BEGIN
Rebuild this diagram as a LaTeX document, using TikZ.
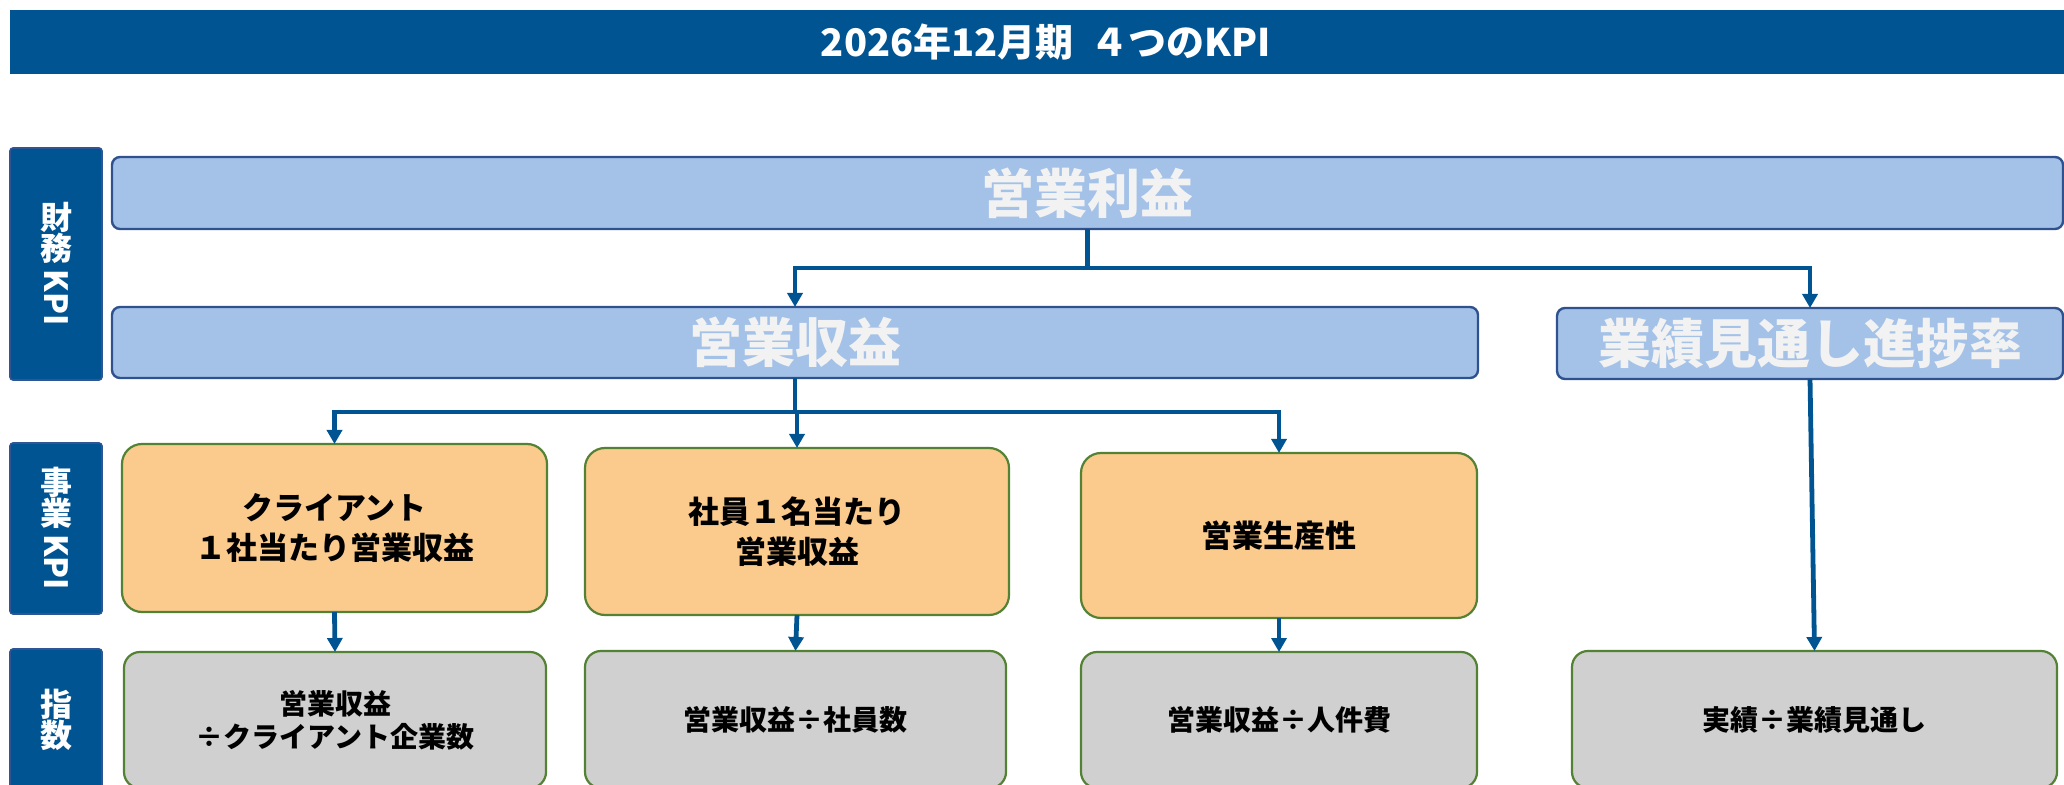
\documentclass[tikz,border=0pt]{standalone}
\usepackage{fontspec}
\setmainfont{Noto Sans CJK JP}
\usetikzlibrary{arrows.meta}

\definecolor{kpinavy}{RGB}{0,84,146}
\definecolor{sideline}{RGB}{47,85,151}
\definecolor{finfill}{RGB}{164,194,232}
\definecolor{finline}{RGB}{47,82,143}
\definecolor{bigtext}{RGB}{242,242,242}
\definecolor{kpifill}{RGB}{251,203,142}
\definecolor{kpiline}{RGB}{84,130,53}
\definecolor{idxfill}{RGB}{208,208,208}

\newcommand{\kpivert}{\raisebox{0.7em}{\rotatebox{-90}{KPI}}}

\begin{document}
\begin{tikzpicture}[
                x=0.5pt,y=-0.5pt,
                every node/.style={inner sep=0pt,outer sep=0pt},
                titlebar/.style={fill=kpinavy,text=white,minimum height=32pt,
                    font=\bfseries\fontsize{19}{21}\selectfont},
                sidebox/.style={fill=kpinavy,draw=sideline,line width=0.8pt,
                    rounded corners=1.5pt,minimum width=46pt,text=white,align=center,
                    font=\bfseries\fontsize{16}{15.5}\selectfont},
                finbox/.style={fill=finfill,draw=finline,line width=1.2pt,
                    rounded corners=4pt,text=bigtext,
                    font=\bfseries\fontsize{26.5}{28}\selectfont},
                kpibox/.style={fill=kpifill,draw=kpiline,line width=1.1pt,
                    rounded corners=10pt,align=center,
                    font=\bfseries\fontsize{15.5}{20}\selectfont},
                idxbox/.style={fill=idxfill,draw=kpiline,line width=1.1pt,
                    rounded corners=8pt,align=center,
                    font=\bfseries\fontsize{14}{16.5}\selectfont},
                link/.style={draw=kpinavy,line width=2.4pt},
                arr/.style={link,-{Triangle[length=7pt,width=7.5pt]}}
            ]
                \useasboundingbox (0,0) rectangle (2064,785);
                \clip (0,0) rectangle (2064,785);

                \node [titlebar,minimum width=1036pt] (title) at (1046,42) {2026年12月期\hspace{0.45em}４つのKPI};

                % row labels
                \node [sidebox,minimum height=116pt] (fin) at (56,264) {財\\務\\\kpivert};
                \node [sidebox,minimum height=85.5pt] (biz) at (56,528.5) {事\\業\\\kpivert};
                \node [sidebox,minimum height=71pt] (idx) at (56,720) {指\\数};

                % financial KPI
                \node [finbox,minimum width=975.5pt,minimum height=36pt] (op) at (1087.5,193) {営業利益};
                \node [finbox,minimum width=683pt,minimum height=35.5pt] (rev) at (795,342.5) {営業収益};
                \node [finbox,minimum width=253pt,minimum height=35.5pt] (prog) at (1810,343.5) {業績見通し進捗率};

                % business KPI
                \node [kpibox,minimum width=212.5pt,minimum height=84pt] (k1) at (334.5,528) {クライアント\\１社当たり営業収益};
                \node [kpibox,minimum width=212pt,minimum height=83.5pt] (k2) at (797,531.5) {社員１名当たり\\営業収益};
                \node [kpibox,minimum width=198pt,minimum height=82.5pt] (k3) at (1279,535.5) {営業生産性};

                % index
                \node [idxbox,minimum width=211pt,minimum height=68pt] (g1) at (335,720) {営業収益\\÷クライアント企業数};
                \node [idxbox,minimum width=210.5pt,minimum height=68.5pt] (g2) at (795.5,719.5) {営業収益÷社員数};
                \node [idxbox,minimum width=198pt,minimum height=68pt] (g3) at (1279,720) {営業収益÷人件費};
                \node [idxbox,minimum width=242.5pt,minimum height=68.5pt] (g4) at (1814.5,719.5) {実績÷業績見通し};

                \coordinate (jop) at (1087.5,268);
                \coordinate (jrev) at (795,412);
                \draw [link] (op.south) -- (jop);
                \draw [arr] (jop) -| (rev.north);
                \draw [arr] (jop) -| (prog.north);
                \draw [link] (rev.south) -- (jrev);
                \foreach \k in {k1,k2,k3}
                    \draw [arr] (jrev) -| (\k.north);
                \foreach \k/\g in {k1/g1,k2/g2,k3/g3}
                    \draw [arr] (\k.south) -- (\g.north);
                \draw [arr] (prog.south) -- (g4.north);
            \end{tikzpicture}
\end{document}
END
PROBLEM REQUIREMENTS:
Without including any pictures, reproduce the listing exactly.

TASK SOLUTION:
Rebuild this diagram as a LaTeX document, using TikZ.
\documentclass[tikz,border=0pt]{standalone}
\usepackage{fontspec}
\setmainfont{Noto Sans CJK JP}
\usetikzlibrary{arrows.meta}

\definecolor{kpinavy}{RGB}{0,84,146}
\definecolor{sideline}{RGB}{47,85,151}
\definecolor{finfill}{RGB}{164,194,232}
\definecolor{finline}{RGB}{47,82,143}
\definecolor{bigtext}{RGB}{242,242,242}
\definecolor{kpifill}{RGB}{251,203,142}
\definecolor{kpiline}{RGB}{84,130,53}
\definecolor{idxfill}{RGB}{208,208,208}

\newcommand{\kpivert}{\raisebox{0.7em}{\rotatebox{-90}{KPI}}}

\begin{document}
\begin{tikzpicture}[
                x=0.5pt,y=-0.5pt,
                every node/.style={inner sep=0pt,outer sep=0pt},
                titlebar/.style={fill=kpinavy,text=white,minimum height=32pt,
                    font=\bfseries\fontsize{19}{21}\selectfont},
                sidebox/.style={fill=kpinavy,draw=sideline,line width=0.8pt,
                    rounded corners=1.5pt,minimum width=46pt,text=white,align=center,
                    font=\bfseries\fontsize{16}{15.5}\selectfont},
                finbox/.style={fill=finfill,draw=finline,line width=1.2pt,
                    rounded corners=4pt,text=bigtext,
                    font=\bfseries\fontsize{26.5}{28}\selectfont},
                kpibox/.style={fill=kpifill,draw=kpiline,line width=1.1pt,
                    rounded corners=10pt,align=center,
                    font=\bfseries\fontsize{15.5}{20}\selectfont},
                idxbox/.style={fill=idxfill,draw=kpiline,line width=1.1pt,
                    rounded corners=8pt,align=center,
                    font=\bfseries\fontsize{14}{16.5}\selectfont},
                link/.style={draw=kpinavy,line width=2.4pt},
                arr/.style={link,-{Triangle[length=7pt,width=7.5pt]}}
            ]
                \useasboundingbox (0,0) rectangle (2064,785);
                \clip (0,0) rectangle (2064,785);

                \node [titlebar,minimum width=1036pt] (title) at (1046,42) {2026年12月期\hspace{0.45em}４つのKPI};

                % row labels
                \node [sidebox,minimum height=116pt] (fin) at (56,264) {財\\務\\\kpivert};
                \node [sidebox,minimum height=85.5pt] (biz) at (56,528.5) {事\\業\\\kpivert};
                \node [sidebox,minimum height=71pt] (idx) at (56,720) {指\\数};

                % financial KPI
                \node [finbox,minimum width=975.5pt,minimum height=36pt] (op) at (1087.5,193) {営業利益};
                \node [finbox,minimum width=683pt,minimum height=35.5pt] (rev) at (795,342.5) {営業収益};
                \node [finbox,minimum width=253pt,minimum height=35.5pt] (prog) at (1810,343.5) {業績見通し進捗率};

                % business KPI
                \node [kpibox,minimum width=212.5pt,minimum height=84pt] (k1) at (334.5,528) {クライアント\\１社当たり営業収益};
                \node [kpibox,minimum width=212pt,minimum height=83.5pt] (k2) at (797,531.5) {社員１名当たり\\営業収益};
                \node [kpibox,minimum width=198pt,minimum height=82.5pt] (k3) at (1279,535.5) {営業生産性};

                % index
                \node [idxbox,minimum width=211pt,minimum height=68pt] (g1) at (335,720) {営業収益\\÷クライアント企業数};
                \node [idxbox,minimum width=210.5pt,minimum height=68.5pt] (g2) at (795.5,719.5) {営業収益÷社員数};
                \node [idxbox,minimum width=198pt,minimum height=68pt] (g3) at (1279,720) {営業収益÷人件費};
                \node [idxbox,minimum width=242.5pt,minimum height=68.5pt] (g4) at (1814.5,719.5) {実績÷業績見通し};

                \coordinate (jop) at (1087.5,268);
                \coordinate (jrev) at (795,412);
                \draw [link] (op.south) -- (jop);
                \draw [arr] (jop) -| (rev.north);
                \draw [arr] (jop) -| (prog.north);
                \draw [link] (rev.south) -- (jrev);
                \foreach \k in {k1,k2,k3}
                    \draw [arr] (jrev) -| (\k.north);
                \foreach \k/\g in {k1/g1,k2/g2,k3/g3}
                    \draw [arr] (\k.south) -- (\g.north);
                \draw [arr] (prog.south) -- (g4.north);
            \end{tikzpicture}
\end{document}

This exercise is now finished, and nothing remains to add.